Differentials win mega contests and lose head-to-heads. That sentence sounds paradoxical until you understand what a differential is and how mega contests are scored. This post walks through the picks desk’s differential strategy for mega contests: what to pick, when to pick it, and how to manage the risk.
What a differential is
A differential is a player selected by fewer than 20% of contest entries. The 20% threshold is the conventional split between “owned” and “differential”. A player at 25% ownership is borderline; at 15% is firmly differential; at 8% is deep differential.
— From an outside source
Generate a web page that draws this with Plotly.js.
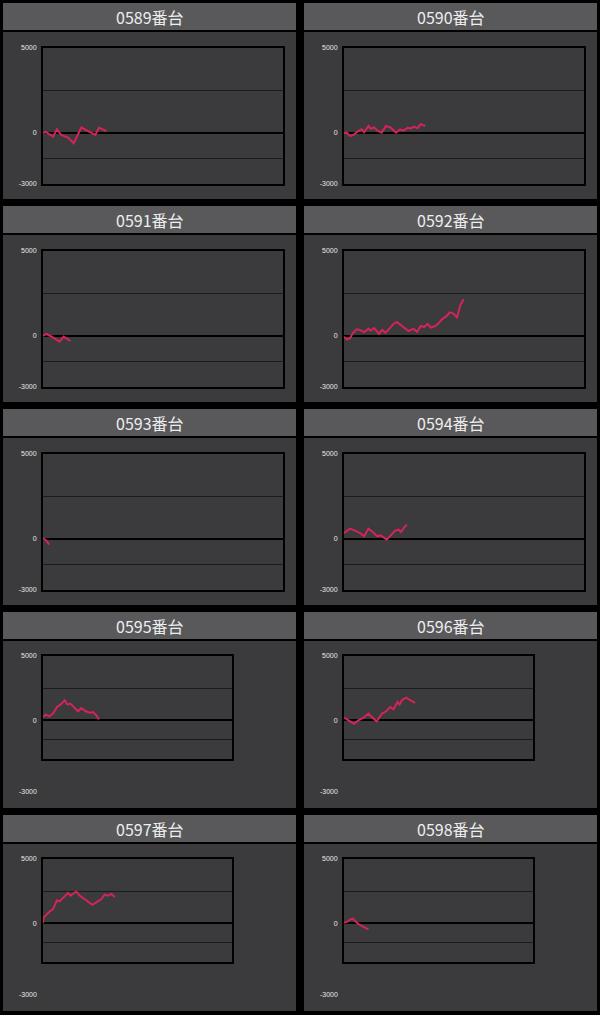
<!DOCTYPE html>
<html><head><meta charset="utf-8">
<script src="https://cdn.plot.ly/plotly-3.0.1.min.js"></script>
<style>html,body{margin:0;padding:0;background:#000;}#chart{width:600px;height:1015px;}</style>
</head><body><div id="chart"></div>
<script>
// ---- data ----
const machines = ['0589番台','0590番台','0591番台','0592番台','0593番台','0594番台','0595番台','0596番台','0597番台','0598番台'];

const x0589 = [0,1.1,4.2,5.8,7.6,10.4,12.8,16,18.8,21.8,23.3,26.4];
const y0589 = [0,60,-215,215,-117,-273,-605,332,117,-117,312,117];

const x0590 = [0,1.1,2.5,3.9,5.6,7.4,8.4,10.2,11.1,12.5,13.9,15.7,17.5,19.5,21.7,23.4,24.8,26.5,27.9,29.2,30.6,32,32.9,33.8];
const y0590 = [0,20,-175,-117,78,215,39,410,254,332,137,20,410,312,20,215,137,312,273,371,273,527,468,410];

const x0591 = [0,1.4,3.1,5.3,6.9,8.6,9.7,11.4];
const y0591 = [0,118,0,-196,-333,-39,-137,-294];

const x0592 = [0,1.1,2.5,3.6,5.3,6.7,8.4,10.2,11.1,12.5,13.6,14.5,15.9,17.3,19,20.6,22,23.4,25.1,26.9,29,30.4,32,33.4,34.8,36.2,38,39.4,40.8,42.9,44,45.4,47.1,47.8,48.5,49.9];
const y0592 = [-39,-196,-137,157,392,353,216,431,314,470,294,118,353,196,451,706,823,666,470,294,431,235,588,529,706,490,588,745,980,1196,1392,1333,1098,1529,1823,2156];

const x0593 = [0,1.4,2.6];
const y0593 = [60,-100,-330];

const x0594 = [0,2.5,4.6,6.7,8.4,10.2,12,13.9,15.3,16.4,17.8,19.5,21.3,22.7,23.7,25.1,26.2];
const y0594 = [353,608,490,353,157,608,412,157,216,98,-39,216,490,549,412,686,843];

const x0595 = [0,1.4,3.2,5.3,7.4,9.2,11.5,12.9,14.5,16.2,18.5,20.3,22.6,24.7,26.5,28.2,29.6];
const y0595 = [260,443,313,521,1042,1224,1562,1224,1302,1042,703,964,703,599,651,391,78];

const x0596 = [0,1.8,3.5,5.3,7.6,10.3,12.9,15.2,17.3,20,22.3,24.4,26.2,28.3,29.4,30.6,32.9,35,37.7];
const y0596 = [208,52,-130,-260,0,208,521,182,-78,521,703,1042,859,1432,1224,1562,1771,1562,1354];

const x0597 = [0,0.3,1.8,3.5,5.3,6.2,7.4,8.8,10.9,13.2,14.5,16.2,17.6,19.4,22,24.3,26.1,28.2,30.9,32.6,34.4,36.2,37.9];
const y0597 = [0,450,658,921,1105,1447,1789,1710,2052,2367,2157,2315,2473,2157,1894,1631,1447,1631,1894,2236,2157,2289,2052];

const x0598 = [0,1.8,3.5,4.6,5.8,7.6,10.3,12.9];
const y0598 = [53,132,316,368,210,-53,-263,-473];

const seriesX = [x0589,x0590,x0591,x0592,x0593,x0594,x0595,x0596,x0597,x0598];
const seriesY = [y0589,y0590,y0591,y0592,y0593,y0594,y0595,y0596,y0597,y0598];

const xRange = [0,100];
const yRange = [-3000,5000];
const tickVals = [5000,2500,0,-1500,-3000];
const tickTextFull = ['5000','','0','','-3000'];
const tickTextShort = ['5000','','0','',''];
const lowLabel = '-3000';

// ---- geometry (pixels) ----
const W = 600, H = 1015;
const colLeft = [3,304], colW = 293;
const rowTop = [3,206,409,612,815];
const headerH = 27, bodyOff = 29, bodyEnd = 196;
const px = v => v / W;
const py = v => 1 - v / H;

const traces = [], shapes = [], annotations = [];
const layout = {
  width: W, height: H,
  margin: {l:0,r:0,t:0,b:0},
  paper_bgcolor: '#000',
  plot_bgcolor: '#343336',
  showlegend: false,
  hovermode: false,
  font: {family: 'Liberation Sans, Arial, sans-serif', color: '#e8e8e8'}
};

machines.forEach((name, i) => {
  const row = Math.floor(i / 2), col = i % 2;
  const L = colLeft[col], T = rowTop[row];
  const short = row >= 3;
  const n = i + 1;
  const xa = 'xaxis' + (n === 1 ? '' : n), ya = 'yaxis' + (n === 1 ? '' : n);
  const xr = 'x' + (n === 1 ? '' : n), yr = 'y' + (n === 1 ? '' : n);

  // panel header & body
  shapes.push({type:'rect', xref:'paper', yref:'paper', layer:'below',
    x0:px(L), x1:px(L+colW), y0:py(T+headerH), y1:py(T),
    fillcolor:'#59585b', line:{width:0}});
  shapes.push({type:'rect', xref:'paper', yref:'paper', layer:'below',
    x0:px(L), x1:px(L+colW), y0:py(T+bodyEnd), y1:py(T+bodyOff),
    fillcolor:'#3b3a3d', line:{width:0}});

  annotations.push({xref:'paper', yref:'paper', x:px(L+colW/2), y:py(T+headerH/2+0.5),
    xanchor:'center', yanchor:'middle', showarrow:false, text:name,
    font:{family:'Noto Sans CJK JP, sans-serif', size:16, color:'#eeeeee'}});

  const pl = L + 40, pr = L + (short ? 229 : 280);
  const pt = T + (short ? 44 : 45), pb = T + (short ? 147 : 181);

  layout[xa] = {domain:[px(pl), px(pr)], range:xRange, anchor:yr,
    showgrid:false, zeroline:false, showticklabels:false, ticks:'',
    showline:true, mirror:true, linecolor:'#000', linewidth:2, fixedrange:true};
  layout[ya] = {domain:[py(pb), py(pt)], range:yRange, anchor:xr,
    tickmode:'array', tickvals:tickVals, ticktext: short ? tickTextShort : tickTextFull,
    ticks:'outside', ticklen:3, tickcolor:'rgba(0,0,0,0)',
    tickfont:{size:7, color:'#e8e8e8', family:'Liberation Sans, Arial, sans-serif'},
    showgrid:true, gridcolor:'#1b1b1d', gridwidth:1.2,
    zeroline:true, zerolinecolor:'#000', zerolinewidth:2,
    showline:true, mirror:true, linecolor:'#000', linewidth:2, fixedrange:true};

  if (short) {
    annotations.push({xref:'paper', yref:'paper', x:px(pl-4), y:py(T+179),
      xanchor:'right', yanchor:'middle', showarrow:false, text:lowLabel,
      font:{size:7, color:'#e8e8e8', family:'Liberation Sans, Arial, sans-serif'}});
  }

  traces.push({type:'scatter', mode:'lines', x:seriesX[i], y:seriesY[i],
    xaxis:xr, yaxis:yr, line:{color:'#d6245a', width:2}, hoverinfo:'skip'});
});

layout.shapes = shapes;
layout.annotations = annotations;
Plotly.newPlot('chart', traces, layout, {staticPlot:true, displayModeBar:false});
</script>
</body></html>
The differential is valuable in mega contests because the leverage is high. If 80% of the field captain an anchor who scores 35, your differential captain’s 50-point score is a 30-point swing on 80% of the field. That swing is the differentiator.
When to differential
Differential only when all four inputs are positive: form window, role security, surface fit, and contest type. The contest type input is the gate — differentials belong in mega contests, not in head-to-heads.
The risk of the differential is obvious — the captain scores less than the field average and your squad loses 50+ points. The discipline is to take the differential only when the four inputs are all positive, not when only form is positive.
Who to differential
The best differential candidates are death-overs bowlers, middle-order accumulators, and role-volatile batters (when the role is confirmed for the match). The candidates share three traits: low ownership, role security for the match, and a scoring axis that rewards the differential pick.
The death-overs bowler is the classic differential. Public ownership is 12-18%. Wicket-taking skill is high. The scoring axis is wickets + dot balls + economy bonus. The pick is most valuable when the surface favours pace.
How to manage the risk
The risk of the differential is variance. The variance is managed by sizing the differential to your contest budget. The desk’s rule is: no more than 20% of your contest budget in a single differential pick.
The variance is also managed by hedging with the vice-captain. The vice-captain should be a stable top-order anchor whose ownership is high. The anchor vice-captain protects you when the differential captain scores zero.
Closing thought
Differentials are leverage, not magic. The leverage is real — 30-point swings on 80% of the field are how mega contests are won. The discipline is to take the leverage only when the four inputs are positive. The vice-captain hedge protects you when the leverage does not pay off. That is the framework.